Not everyone is cut out to be a salesman. Due to the fact that most of us hate when people try to sell us goods and services. To be successful at sales, you must master many techniques and methods. Sales requires patience, great listening, and the proper mindset. Those who become successful in this field, all have mastered the art of upselling.
Upselling is a technique where a seller (sales person) persuades the customer (you) to purchase a more expensive item, upgrade or other add-on in an attempt to make a more profitable sale. For example, when the guy at the movie theater says you can upgrade to the ridiculously expensive large popcorn for only twenty-three cents more, he is upselling.
The simple phrase that’s heard at every McDonald’s — “Would you like fries with that?” — is the definition of upselling.
It’s important to note that upselling is commonly confused with Cross-Selling. Cross-selling is a method of selling products that are different, but possibly related, to the product the customer already has (or is buying). If I’m buying a Samsung TV and the salesperson offers me a Gear VR or Soundbar, that’s a cross-sell.
Wait until your customer has decided to purchase, then offer additional products. If you try to upsell an item before you close on the original item, you may scare off your customer.
If a customer is unsure of what they are looking for, take the opportunity to investigate the real benefit they’re after. Once you discover the desired benefit, be sure to offer them additional products and services they might not have thought of on their own, but that directly meet the needs or wants the customer is looking to fulfill.
Consider your customer’s budget when making an upsell. As a general rule, upsold products should not increase the purchase total by more than 25 percent. Beyond that, the additional product may start to seem like a second major purchase instead of a supplement to the first.
Perhaps most importantly: Don’t just upsell for the sake of profit or getting rid of unwanted inventory. Customers will see right through this tactic. For each upsell, have your selling points prepared. Get to know which products go well together and make a point to match well-suited items when upselling. If you can identify the perceived value in the upsell, your customers will be more likely to see it too.

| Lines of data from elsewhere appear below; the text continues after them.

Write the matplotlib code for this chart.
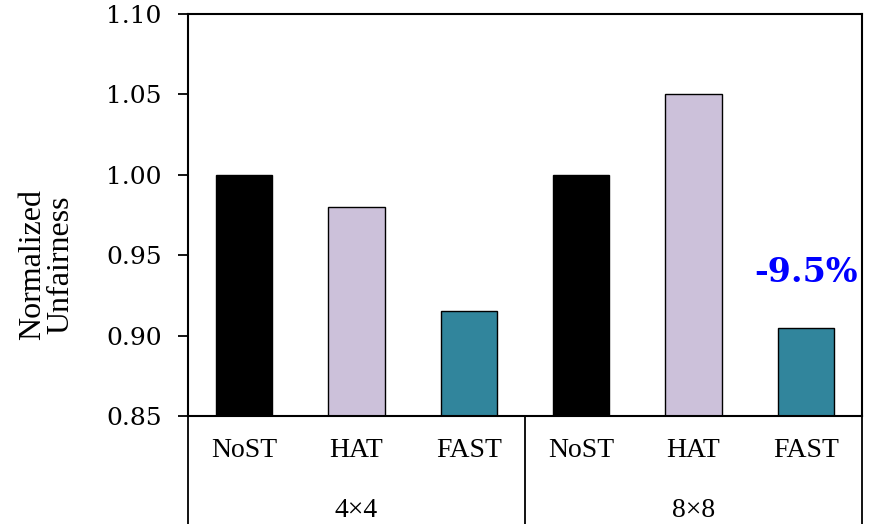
import numpy as np
import matplotlib.pyplot as plt
from matplotlib.lines import Line2D

# data
groups = ['4×4', '8×8']
schemes = ['NoST', 'HAT', 'FAST']
values = [[1.00, 0.98, 0.915],
          [1.00, 1.05, 0.905]]
colors = ['#000000', '#CCC1DA', '#31859C']
note = '-9.5%'

fig = plt.figure(figsize=(8.71, 5.24), dpi=100)
ax = fig.add_axes([188/871, 108/524, 674/871, 402/524])

x = np.arange(len(groups) * len(schemes))
heights = [v for g in values for v in g]
bar_colors = colors * len(groups)
ax.bar(x, heights, width=0.5, color=bar_colors, edgecolor='black', linewidth=1.0)

ax.set_xlim(-0.5, len(x) - 0.5)
ax.set_ylim(0.85, 1.10)
ax.set_yticks(np.arange(0.85, 1.101, 0.05))
ax.set_yticklabels(['%.2f' % t for t in np.arange(0.85, 1.101, 0.05)],
                   family='DejaVu Serif', fontsize=18)
ax.tick_params(axis='y', length=7, width=1.3, pad=12)
ax.set_xticks(x)
ax.set_xticklabels(schemes * len(groups), family='Liberation Serif', fontsize=20)
ax.tick_params(axis='x', length=0, pad=16)

for s in ax.spines.values():
    s.set_linewidth(1.5)

# group separators and labels below axis
for b in [0, 3, 6]:
    xa = b / 6
    ax.add_line(Line2D([xa, xa], [0, -0.27], transform=ax.transAxes,
                       color='black', linewidth=1.3, clip_on=False))
for i, g in enumerate(groups):
    ax.text((i * 3 + 1.5) / 6, -0.235, g, transform=ax.transAxes,
            ha='center', va='center', family='Liberation Serif', fontsize=20)

fig.text(47/871, 1 - 265/524, 'Normalized\nUnfairness', rotation=90,
         ha='center', va='center', family='Liberation Serif', fontsize=23,
         linespacing=0.95)

ax.text(5, 0.939, note, ha='center', va='center', color='#0000FF',
        fontweight='bold', family='DejaVu Serif', fontsize=24)

fig.savefig('out.png', dpi=100)
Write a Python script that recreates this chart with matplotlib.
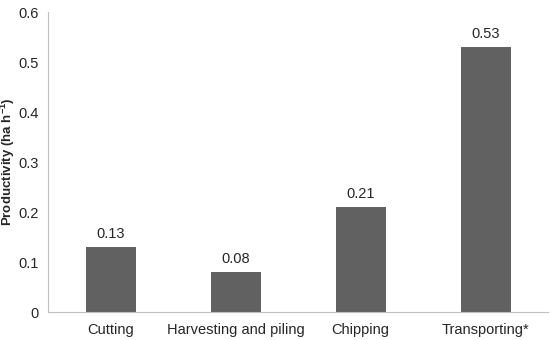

An incentive to purchase more product at a greater value (The popcorn example we talked about earlier or, the free coffee refills you get when you buy a special cup at a convenience store.)A complimentary accessory to the main purchase (When you bought your last smartphone, did you also buy a case, screen protector or extra charger?)Peace of mind to protect the customer’s investment (Waterproofing spray for expensive boots, and service plans for expensive electronics like Apple Care.)Impulse buys conviently located near registers. (The batteries at the electronics store, socks at the shoe store, candy and magazines at the grocery store.)
Upselling is an art that ultimately should lead to more sales and profit. Whether it’s inside a store or in person, there’s a fine line between a good and bad upsell.